Why Euler rotation rotates also coordinate frame?

Question

When I read about Euler angles I see that they rotate also the initial coordinate frame with the shape that is being rotated (https://www.youtube.com/watch?v=q0jgqeS_ACM). Why this is so? Why we don't rotate around some fixed coordinate system? In this case the gimbal lock will not occur either, right?

Answer 1

This is just a convention. It is done because it gives more of a local representation. That is to say if you are in a plane, your pitch is local and independent of yaw. If you used fixed axes, your pitch would be dependent on your yaw and roll.
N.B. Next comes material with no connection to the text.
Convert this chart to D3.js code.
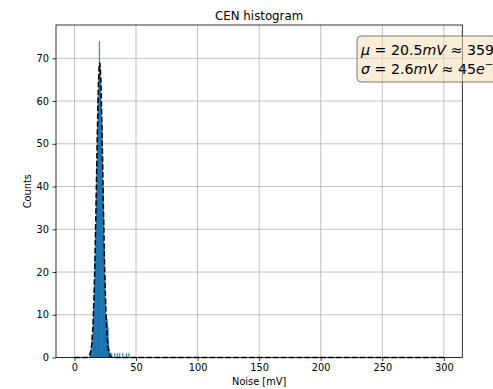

You can also define a orientation by three rotations about fixed axes. You will still run into gimbal lock either way. It can be shown that any three parameter representation of rotations will result in at least two singularities. That is why quaternions are so popular, because they have four parameters they do not have the same problem.

EDIT:

In the case of rotations, since they are not vectors, we cannot impose normal vector space ideas on them like orthogonality or linear independence. This is why Euler Angles can become gimbal locked. For example consider the typical Yaw, Pitch, Roll sequence of rotations. In that case there is a sequence of rotations which will attain any given orientation and at any given orientation we can instantaneously rotate in any orientation by changing the values of the angles. In other words there is a full rank relationship between differential movements in the Euler angles and my desired change in orientation. This is true for all points of orientation except when pitch is 90 degrees. In that case, yaw and roll become the same degree of freedom. I highly recommend that you try this with an object. Try the sequence Yaw 90, Pitch 90, Roll 0 and then try Yaw 0, Pitch 90, Roll 90. You should have the same end result. Now try Yaw 45, Pitch 90, Roll 45. You will again have the same result. This is what we call gimbal lock. Why the term "lock"? Because in that configuration you cannot infinitesimally move in a local yaw direction by infinitesimally changing one of the Euler angles. That is because we lost a degree of freedom at Pitch =90 degees (i.e. Yaw and roll move the object in the same way) so there is one direction which can no longer be moved because two parameters move the system in the same direction.

To help you understand, it can be shown that rotations directly correspond to three parameters need to describe the position on a circle and a sphere. The technical term is that the 3D rotation group is isomorphic to $S^1\times S^2$ where $S^1$ is the circle and $S^2$ is the sphere. For a sphere, we parameterize it with spherical coordinates such that $r=1$, namely we use latitude and longitude. Now consider what happens if we set our longitude to 0 degrees and move to the north pole. Our latitude continually increses from 0 to 90. When we get to the north pole, our longitude is 0 but suddenly, it doesn't matter what our longitude is. All longitudes are the same point at the north pole. Now this the is key point, our longitude still must have a particular value, say it is 0. Now say that we want to move one milimeter down the 90 degree meridian, we cannot do it unless our longitude value jumps to 90. In other words we cannot move infinitesimally in any direction expect along the 0 meridian without our longitude jumping to a new value, we have lost a degree of freedom. This is precisely what is happening in the gimbal lock circumstance.